Despite her physical condition, Neith can still ride a bicycle -- in fact it is easier than walking for her -- and many Grove habitués might recognize her as the bike lady, a haggard woman with a gypsy scarf who peddles paintings. In the "Black Grove," where she has lived for 30 years, they call her "T-shirt" because of the hand-painted clothing she used to sell. But socialites and artists who lived in the Grove during the coke-addled Eighties know her real name, and many know that the name connects the poor and physically broken artist, whose shotgun shack and the charity of friends are the only things keeping her from homelessness, to Louise Nevelson, one of the Twentieth Century's preeminent artists.
Neith Nevelson, born in 1946, spent her youth surrounded by artistic luminaries in Italy and New York. Both her parents -- in addition to her grandmother -- were artists, and her upbringing was a heady mix of high society and bohemian freedom. She says she never went to school past sixth grade, though her native intelligence and conversational complexity indicate savvy and worldliness. When she looks you in the eye and addresses you in her forceful staccato, it is possible to see the fierce pride and dignity her grandmother exhibited in photos, and in life. Louise Nevelson was known as an extremely independent woman, at a time when that was rare enough to be scandalous. She simply shrugged off the trappings of conventional living.

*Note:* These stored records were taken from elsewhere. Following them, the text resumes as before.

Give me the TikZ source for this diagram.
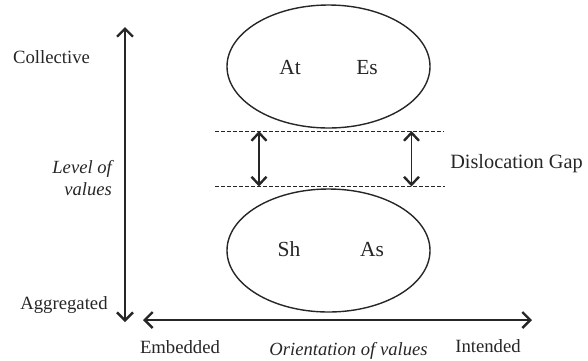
\documentclass[tikz,border=0pt]{standalone}
\usepackage{fontspec}
\setmainfont{Liberation Serif}
\usetikzlibrary{arrows.meta,shapes.geometric}
\definecolor{ink}{HTML}{262626}
\tikzset{
  lbl/.style={anchor=base, inner sep=0pt, text=ink, font=\fontsize{18.7}{22.4}\selectfont},
  ilbl/.style={lbl, font=\fontsize{18.6}{22}\selectfont\itshape},
  elbl/.style={anchor=base, inner sep=0pt, text=ink, font=\fontsize{21.5}{24}\selectfont},
  oval/.style={draw=ink, ellipse, line width=1.4pt, minimum width=203pt, minimum height=123pt, inner sep=0pt},
  axis/.style={draw=ink, line width=1.8pt, {Straight Barb[length=8pt,width=16pt,line width=2.4pt]}-{Straight Barb[length=8pt,width=16pt,line width=2.4pt]}},
  gaparrow/.style={draw=ink, line width=1.3pt, {Straight Barb[length=8pt,width=15pt,line width=2.4pt]}-{Straight Barb[length=8pt,width=15pt,line width=2.4pt]}},
  gapline/.style={draw=ink, line width=0.9pt, dash pattern=on 4pt off 2pt},
}
\begin{document}
\begin{tikzpicture}[x=1pt,y=-1pt]
\useasboundingbox (0,0) rectangle (588,360);
% ovals
\node[oval] (top) at (328.5,66.5) {};
\node[oval] (bot) at (328.5,250.5) {};
\node[elbl] (at) at (290,74) {At};
\node[elbl] (es) at (367,74) {Es};
\node[elbl] (sh) at (289,256) {Sh};
\node[elbl] (as) at (372,256) {As};
% axes
\coordinate (vtop) at (125,27);
\coordinate (vbot) at (125,322);
\coordinate (hl) at (143,320);
\coordinate (hr) at (532,320);
\draw[axis] (vbot) -- (vtop);
\draw[axis] (hl) -- (hr);
% gap lines
\coordinate (g1l) at (215,131);
\coordinate (g1r) at (444,131);
\coordinate (g2l) at (215,186.5);
\coordinate (g2r) at (445,186.5);
\draw[gapline] (g1l) -- (g1r);
\draw[gapline] (g2l) -- (g2r);
\coordinate (a1t) at (259,131);
\coordinate (a1b) at (259,186.5);
\coordinate (a2t) at (411.5,131);
\coordinate (a2b) at (411.5,186.5);
\draw[gaparrow] (a1t) -- (a1b);
\draw[gaparrow] (a2t) -- (a2b);
% labels
\node[lbl] (coll) at (51.5,63) {Collective};
\node[ilbl, anchor=base east, align=right] (lev) at (112,195) {Level of\\values};
\node[lbl] (agg) at (64,309) {Aggregated};
\node[lbl] (emb) at (180,353) {Embedded};
\node[ilbl] (ori) at (348.5,355) {Orientation of values};
\node[lbl] (int) at (488,352) {Intended};
\node[lbl, font=\fontsize{20.3}{24}\selectfont] (gap) at (516.5,168.5) {Dislocation Gap};
\end{tikzpicture}
\end{document}
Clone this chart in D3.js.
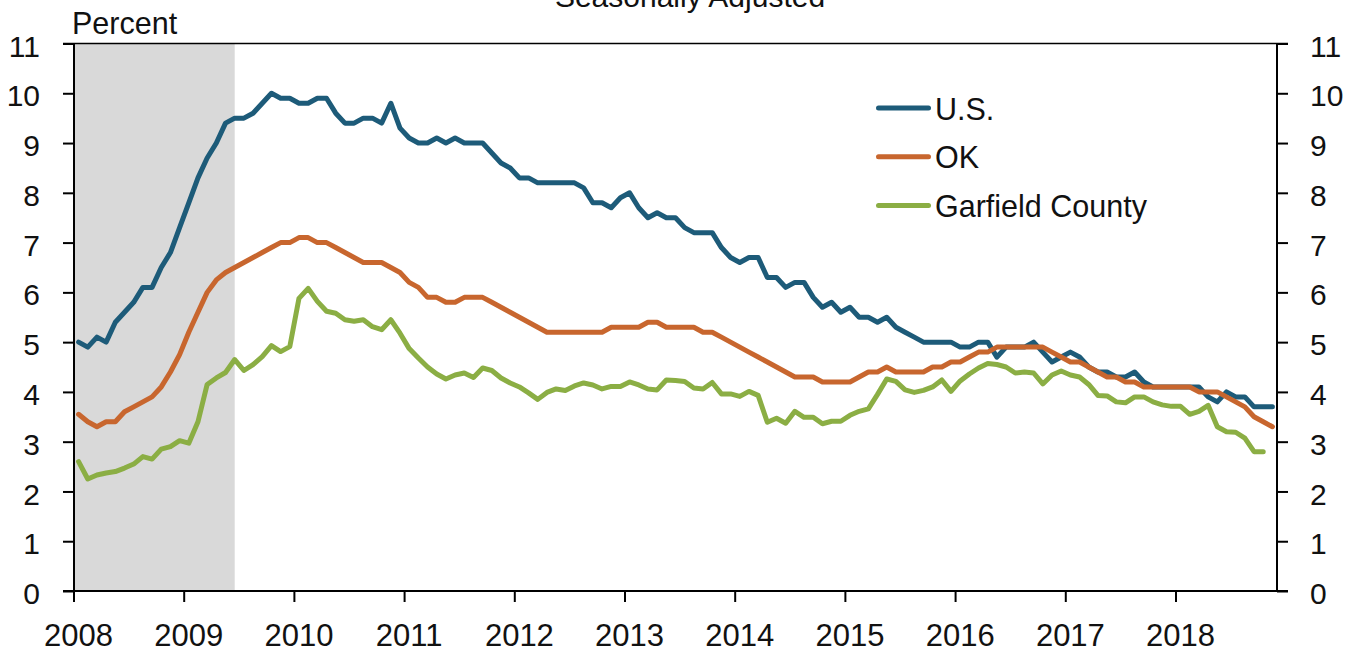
<!DOCTYPE html>
<html>
<head>
<meta charset="utf-8">
<script src="https://cdn.jsdelivr.net/npm/d3@7"></script>
<style>
  body { margin: 0; background: #fff; }
  svg text { font-family: "Liberation Sans", Arial, sans-serif; fill: #111; }
</style>
</head>
<body>
<svg id="chart" width="1353" height="653"></svg>
<script>
// monthly unemployment rates, Jan 2008 onward (seasonally adjusted, percent)
const usRate = [
  5.0, 4.9, 5.1, 5.0, 5.4, 5.6, 5.8, 6.1, 6.1, 6.5, 6.8, 7.3,
  7.8, 8.3, 8.7, 9.0, 9.4, 9.5, 9.5, 9.6, 9.8, 10.0, 9.9, 9.9,
  9.8, 9.8, 9.9, 9.9, 9.6, 9.4, 9.4, 9.5, 9.5, 9.4, 9.8, 9.3,
  9.1, 9.0, 9.0, 9.1, 9.0, 9.1, 9.0, 9.0, 9.0, 8.8, 8.6, 8.5,
  8.3, 8.3, 8.2, 8.2, 8.2, 8.2, 8.2, 8.1, 7.8, 7.8, 7.7, 7.9,
  8.0, 7.7, 7.5, 7.6, 7.5, 7.5, 7.3, 7.2, 7.2, 7.2, 6.9, 6.7,
  6.6, 6.7, 6.7, 6.3, 6.3, 6.1, 6.2, 6.2, 5.9, 5.7, 5.8, 5.6,
  5.7, 5.5, 5.5, 5.4, 5.5, 5.3, 5.2, 5.1, 5.0, 5.0, 5.0, 5.0,
  4.9, 4.9, 5.0, 5.0, 4.7, 4.9, 4.9, 4.9, 5.0, 4.8, 4.6, 4.7,
  4.8, 4.7, 4.5, 4.4, 4.4, 4.3, 4.3, 4.4, 4.2, 4.1, 4.1, 4.1,
  4.1, 4.1, 4.1, 3.9, 3.8, 4.0, 3.9, 3.9, 3.7, 3.7, 3.7
];
const okRate = [
  3.55, 3.4, 3.3, 3.4, 3.4, 3.6, 3.7, 3.8, 3.9, 4.1, 4.4, 4.75,
  5.2, 5.6, 6.0, 6.25, 6.4, 6.5, 6.6, 6.7, 6.8, 6.9, 7.0, 7.0,
  7.1, 7.1, 7.0, 7.0, 6.9, 6.8, 6.7, 6.6, 6.6, 6.6, 6.5, 6.4,
  6.2, 6.1, 5.9, 5.9, 5.8, 5.8, 5.9, 5.9, 5.9, 5.8, 5.7, 5.6,
  5.5, 5.4, 5.3, 5.2, 5.2, 5.2, 5.2, 5.2, 5.2, 5.2, 5.3, 5.3,
  5.3, 5.3, 5.4, 5.4, 5.3, 5.3, 5.3, 5.3, 5.2, 5.2, 5.1, 5.0,
  4.9, 4.8, 4.7, 4.6, 4.5, 4.4, 4.3, 4.3, 4.3, 4.2, 4.2, 4.2,
  4.2, 4.3, 4.4, 4.4, 4.5, 4.4, 4.4, 4.4, 4.4, 4.5, 4.5, 4.6,
  4.6, 4.7, 4.8, 4.8, 4.9, 4.9, 4.9, 4.9, 4.9, 4.9, 4.8, 4.7,
  4.6, 4.6, 4.5, 4.4, 4.3, 4.3, 4.2, 4.2, 4.1, 4.1, 4.1, 4.1,
  4.1, 4.1, 4.0, 4.0, 4.0, 3.9, 3.8, 3.7, 3.5, 3.4, 3.3
];
const garfieldRate = [
  2.6, 2.25, 2.33, 2.37, 2.4, 2.47, 2.55, 2.7, 2.65, 2.85, 2.9, 3.02,
  2.97, 3.4, 4.15, 4.28, 4.39, 4.65, 4.43, 4.55, 4.71, 4.93, 4.81, 4.91,
  5.88, 6.08, 5.82, 5.62, 5.58, 5.45, 5.42, 5.45, 5.31, 5.25, 5.45, 5.18,
  4.87, 4.68, 4.5, 4.36, 4.26, 4.34, 4.38, 4.29, 4.48, 4.43, 4.28, 4.18,
  4.1, 3.98, 3.85, 3.99, 4.06, 4.03, 4.12, 4.18, 4.14, 4.06, 4.11, 4.11,
  4.2, 4.14, 4.06, 4.04, 4.24, 4.23, 4.21, 4.08, 4.06, 4.19, 3.96, 3.96,
  3.91, 4.01, 3.93, 3.39, 3.47, 3.37, 3.61, 3.49, 3.49, 3.36, 3.41, 3.41,
  3.53, 3.61, 3.66, 3.95, 4.26, 4.21, 4.04, 3.99, 4.03, 4.1, 4.24, 4.01,
  4.22, 4.36, 4.48, 4.57, 4.55, 4.5, 4.38, 4.4, 4.38, 4.16, 4.34, 4.42,
  4.34, 4.3, 4.15, 3.93, 3.92, 3.8, 3.78, 3.9, 3.9, 3.8, 3.74, 3.71,
  3.71, 3.55, 3.61, 3.73, 3.3, 3.2, 3.19, 3.07, 2.8, 2.8
];
const seriesNames = ["U.S.", "OK", "Garfield County"];
const seriesColors = ["#1d5b79", "#c8662e", "#8bae44"];
const yearLabels = ["2008", "2009", "2010", "2011", "2012", "2013", "2014", "2015", "2016", "2017", "2018"];
const yTicks = [0, 1, 2, 3, 4, 5, 6, 7, 8, 9, 10, 11];
const recession = ["2008-01", "2009-06"];

const fmt = d3.timeFormat("%Y-%m");
const monthKeys = d3.timeMonth.range(new Date(2008, 0, 1), new Date(2018, 11, 1)).map(fmt);

const svg = d3.select("#chart");
const plotLeft = 74, plotRight = 1277, plotTop = 43.5, plotBottom = 591;

const x = d3.scaleBand().domain(monthKeys).range([plotLeft, plotRight]);
const y = d3.scaleLinear().domain([0, 11]).range([plotBottom, plotTop]);
const bw = x.bandwidth();

// recession shading
svg.append("rect")
  .attr("x", x(recession[0]))
  .attr("y", plotTop)
  .attr("width", x(recession[1]) + bw / 2 - x(recession[0]))
  .attr("height", plotBottom - plotTop)
  .attr("fill", "#d9d9d9");

// series lines
const line = d3.line()
  .x((d, i) => x(monthKeys[i]) + bw / 2)
  .y(d => y(d));

[usRate, okRate, garfieldRate].forEach((vals, k) => {
  svg.append("path")
    .datum(vals)
    .attr("fill", "none")
    .attr("stroke", seriesColors[k])
    .attr("stroke-width", 5)
    .attr("stroke-linejoin", "round")
    .attr("stroke-linecap", "round")
    .attr("d", line);
});

// axes
const yLeft = svg.append("g")
  .attr("transform", `translate(${plotLeft},0)`)
  .call(d3.axisLeft(y).tickValues(yTicks).tickSize(11).tickPadding(23));
const yRight = svg.append("g")
  .attr("transform", `translate(${plotRight},0)`)
  .call(d3.axisRight(y).tickValues(yTicks).tickSize(11).tickPadding(22));

const janKeys = yearLabels.map(yr => yr + "-01");
const xAxis = svg.append("g")
  .attr("transform", `translate(0,${plotBottom})`)
  .call(d3.axisBottom(x).tickValues(janKeys).tickFormat(k => k.slice(0, 4)).tickSize(11).tickPadding(22));
xAxis.selectAll(".tick line").attr("x1", -bw / 2).attr("x2", -bw / 2);

[yLeft, yRight, xAxis].forEach(g => {
  g.select(".domain").remove();
  g.selectAll(".tick line").attr("stroke", "#000").attr("stroke-width", 2);
  g.selectAll("text").attr("font-size", 30).attr("font-family", null).attr("fill", "#111");
});
xAxis.selectAll("text").attr("font-size", 31);
yLeft.selectAll("text").attr("dy", "0.42em");
yRight.selectAll("text").attr("dy", "0.42em");

// frame
const frame = svg.append("g").attr("stroke", "#000").attr("stroke-width", 2);
frame.append("line").attr("x1", plotLeft - 11).attr("x2", plotRight + 11).attr("y1", plotBottom).attr("y2", plotBottom);
frame.append("line").attr("x1", plotLeft - 11).attr("x2", plotRight + 11).attr("y1", plotTop).attr("y2", plotTop).attr("stroke-width", 1.5);
frame.append("line").attr("x1", plotLeft).attr("x2", plotLeft).attr("y1", plotTop).attr("y2", plotBottom + 11);
frame.append("line").attr("x1", plotRight).attr("x2", plotRight).attr("y1", plotTop).attr("y2", plotBottom);

// texts
svg.append("text")
  .attr("x", 72).attr("y", 34)
  .attr("font-size", 30.5)
  .text("Percent");

svg.append("text")
  .attr("x", 690).attr("y", 7)
  .attr("text-anchor", "middle")
  .attr("font-size", 30)
  .text("Seasonally Adjusted");

// legend
const legend = svg.append("g");
seriesNames.forEach((name, k) => {
  const ly = 108 + k * 48.7;
  legend.append("line")
    .attr("x1", 878.5).attr("x2", 928.5)
    .attr("y1", ly).attr("y2", ly)
    .attr("stroke", seriesColors[k])
    .attr("stroke-width", 5)
    .attr("stroke-linecap", "round");
  legend.append("text")
    .attr("x", 935).attr("y", ly + 11.5)
    .attr("font-size", 30.5)
    .text(name);
});
</script>
</body>
</html>
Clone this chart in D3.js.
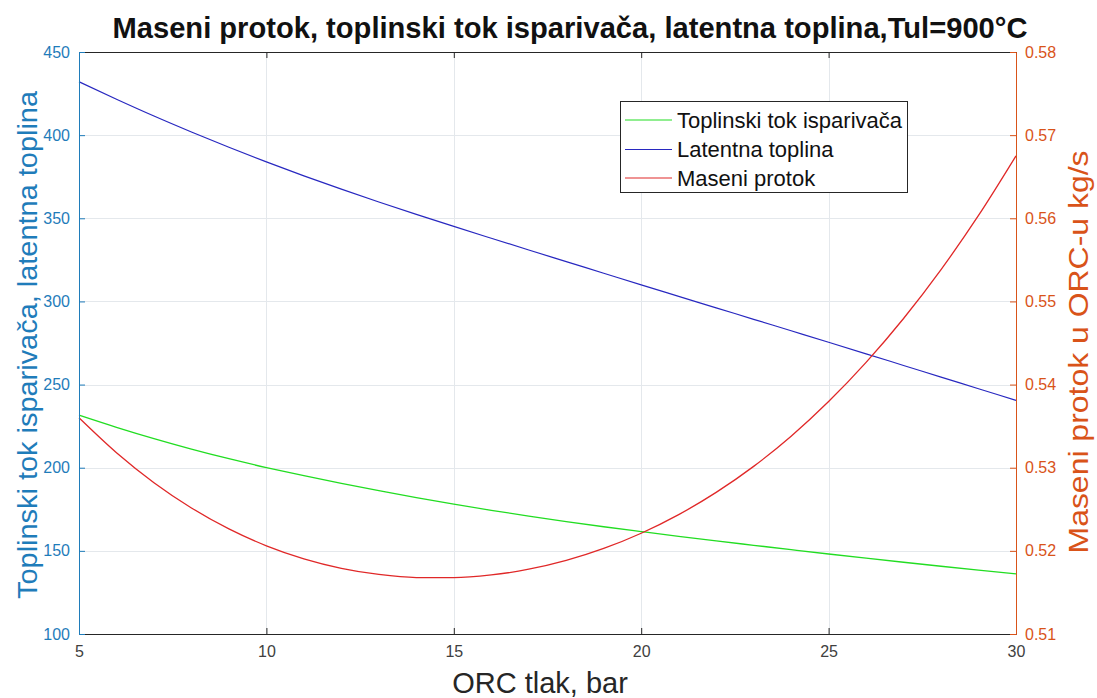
<!DOCTYPE html>
<html>
<head>
<meta charset="utf-8">
<script src="https://cdn.jsdelivr.net/npm/d3@7"></script>
<style>
  html, body { margin: 0; padding: 0; background: #ffffff; }
  svg { display: block; font-family: Arial, "Liberation Sans", sans-serif; }
</style>
</head>
<body>
<svg id="chart" width="1097" height="698"></svg>
<script>
// ---------- data ----------
const pressure = [5, 6, 7, 8, 9, 10, 11, 12, 13, 14, 15, 16, 17, 18, 19, 20, 21, 22, 23, 24, 25, 26, 27, 28, 29, 30];
const toplinskiTok = [231.6, 224.3, 217.5, 211.2, 205.4, 200.1, 195.2, 190.6, 186.2, 182.0, 178.1, 174.4, 170.9, 167.6, 164.5, 161.6, 158.75, 156.0, 153.35, 150.7, 148.1, 145.6, 143.15, 140.75, 138.4, 136.1];
const latentnaToplina = [432.1, 421.6, 411.5, 401.9, 392.7, 383.9, 375.5, 367.5, 359.8, 352.35, 345.1, 338.0, 330.95, 323.95, 316.95, 309.95, 303.05, 296.15, 289.25, 282.35, 275.45, 268.5, 261.5, 254.5, 247.5, 240.5];
const maseniProtok = [0.53600, 0.53180, 0.52820, 0.52516, 0.52264, 0.52061, 0.51904, 0.51790, 0.51716, 0.51679, 0.51677, 0.51710, 0.51779, 0.51885, 0.52029, 0.52212, 0.52436, 0.52703, 0.53016, 0.53379, 0.53796, 0.54267, 0.54795, 0.55383, 0.56034, 0.56751];
const xTicks = [5, 10, 15, 20, 25, 30];
const leftTicks = [100, 150, 200, 250, 300, 350, 400, 450];
const rightTicks = [0.51, 0.52, 0.53, 0.54, 0.55, 0.56, 0.57, 0.58];
const rightTickLabels = ["0.51", "0.52", "0.53", "0.54", "0.55", "0.56", "0.57", "0.58"];
const legendNames = ["Toplinski tok isparivača", "Latentna toplina", "Maseni protok"];
const titleText = "Maseni protok, toplinski tok isparivača, latentna toplina,Tul=900°C";
const xLabel = "ORC tlak, bar";
const leftLabel = "Toplinski tok isparivača, latentna toplina";
const rightLabel = "Maseni protok u ORC-u kg/s";

// ---------- layout ----------
const L = 79, R = 1016, T = 52, B = 634;
const leftColor = "#1f7cba", rightColor = "#d95319";
const axisDark = "#262626", gridColor = "#e4e8ec";
const colGreen = "#22dd22", colBlue = "#2828c0", colRed = "#e02828";
const FONT = "Arial, 'Liberation Sans', sans-serif";

const svg = d3.select("#chart");
const x = d3.scaleLinear().domain([5, 30]).range([L, R]);
const yL = d3.scaleLinear().domain([100, 450]).range([B, T]);
const yR = d3.scaleLinear().domain([0.51, 0.58]).range([B, T]);

// grid
const grid = svg.append("g");
grid.selectAll("line.vg").data(xTicks.slice(1, -1)).join("line")
  .attr("x1", d => Math.round(x(d)) + 0.5).attr("x2", d => Math.round(x(d)) + 0.5)
  .attr("y1", T).attr("y2", B).attr("stroke", gridColor).attr("stroke-width", 1);
grid.selectAll("line.hg").data(leftTicks.slice(1, -1)).join("line")
  .attr("x1", L).attr("x2", R)
  .attr("y1", d => Math.round(yL(d)) + 0.5).attr("y2", d => Math.round(yL(d)) + 0.5)
  .attr("stroke", gridColor).attr("stroke-width", 1);

// lines
const lineL = d3.line().x((d, i) => x(pressure[i])).y(d => yL(d)).curve(d3.curveMonotoneX);
const lineR = d3.line().x((d, i) => x(pressure[i])).y(d => yR(d)).curve(d3.curveMonotoneX);
svg.append("path").attr("d", lineL(toplinskiTok)).attr("fill", "none").attr("stroke", colGreen).attr("stroke-width", 1.3);
svg.append("path").attr("d", lineL(latentnaToplina)).attr("fill", "none").attr("stroke", colBlue).attr("stroke-width", 1.2);
svg.append("path").attr("d", lineR(maseniProtok)).attr("fill", "none").attr("stroke", colRed).attr("stroke-width", 1.3);

// axes
const xAxisB = d3.axisBottom(x).tickValues(xTicks).tickSize(-6).tickPadding(12).tickFormat(d3.format("d"));
const gxb = svg.append("g").attr("transform", `translate(0,${B})`).call(xAxisB);
gxb.select(".domain").attr("stroke", axisDark);
gxb.selectAll(".tick line").attr("stroke", axisDark);
gxb.selectAll("text").attr("fill", "#404040").attr("font-size", 16).attr("font-family", FONT);

const xAxisT = d3.axisTop(x).tickValues(xTicks).tickSize(-6).tickFormat("");
const gxt = svg.append("g").attr("transform", `translate(0,${T})`).call(xAxisT);
gxt.select(".domain").attr("stroke", axisDark);
gxt.selectAll(".tick line").attr("stroke", axisDark);

const yAxisL = d3.axisLeft(yL).tickValues(leftTicks).tickSize(-6).tickPadding(9).tickFormat(d3.format("d"));
const gyl = svg.append("g").attr("transform", `translate(${L},0)`).call(yAxisL);
gyl.select(".domain").attr("stroke", leftColor);
gyl.selectAll(".tick line").attr("stroke", leftColor);
gyl.selectAll("text").attr("fill", leftColor).attr("font-size", 16).attr("font-family", FONT);

const yAxisR = d3.axisRight(yR).tickValues(rightTicks).tickSize(-6).tickPadding(9).tickFormat((d, i) => rightTickLabels[i]);
const gyr = svg.append("g").attr("transform", `translate(${R},0)`).call(yAxisR);
gyr.select(".domain").attr("stroke", rightColor);
gyr.selectAll(".tick line").attr("stroke", rightColor);
gyr.selectAll("text").attr("fill", rightColor).attr("font-size", 16).attr("font-family", FONT);

// title
svg.append("text").attr("x", 570).attr("y", 38).attr("text-anchor", "middle")
  .attr("font-size", 30).attr("font-weight", "bold").attr("fill", "#111")
  .attr("textLength", 915).attr("lengthAdjust", "spacingAndGlyphs")
  .text(titleText);

// axis labels
svg.append("text").attr("x", 540).attr("y", 693).attr("text-anchor", "middle")
  .attr("font-size", 29).attr("fill", "#262626").text(xLabel);
svg.append("text").attr("transform", `translate(37,345) rotate(-90)`)
  .attr("text-anchor", "middle").attr("font-size", 27).attr("fill", leftColor)
  .attr("textLength", 508).attr("lengthAdjust", "spacingAndGlyphs")
  .text(leftLabel);
svg.append("text").attr("transform", `translate(1088,352) rotate(-90)`)
  .attr("text-anchor", "middle").attr("font-size", 28).attr("fill", rightColor)
  .attr("textLength", 403).attr("lengthAdjust", "spacingAndGlyphs")
  .text(rightLabel);

// legend
const lg = svg.append("g");
lg.append("rect").attr("x", 620.5).attr("y", 101.5).attr("width", 287).attr("height", 91)
  .attr("fill", "#fff").attr("stroke", axisDark).attr("stroke-width", 1);
const legendColors = [colGreen, colBlue, colRed];
const rowY = [120, 149.5, 178];
legendNames.forEach((name, i) => {
  lg.append("line").attr("x1", 625).attr("x2", 672).attr("y1", rowY[i]).attr("y2", rowY[i])
    .attr("stroke", legendColors[i]).attr("stroke-width", 1.2);
  lg.append("text").attr("x", 677).attr("y", rowY[i]).attr("dy", "0.35em")
    .attr("font-size", 22).attr("fill", "#111").text(name);
});
</script>
</body>
</html>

Neith Nevelson seems to have adopted a similar disdain for the bureaucratic demands of what Joe Strummer called "a manila envelope world." But unlike her grandmother, who came from Russia as a small child and built a fortune from nothing, Neith's unconventionality morphed into an almost pathological determination not to keep up with the mundane chores of bill paying and appointment keeping, leading to a downward spiral that some would say is part and parcel of the same self-destructive bent that led to serious drug use and eventually homelessness. Neith doesn't deny indulging excesses -- she can't, given the several arrests on drug charges that are a matter of public record. But she says she is not, as was asserted by many former friends and her own daughters in a lengthy Miami Herald profile written in 1996, a crack addict.
Neith can be as contradictory as she is forceful, stating in consecutive sentences that she doesn't care about money, has no natural bent for making money, and then that she wants to be rich and the only reason she paints anymore is for money. The next minute she says, archly, "I don't discuss money, it's vulgar."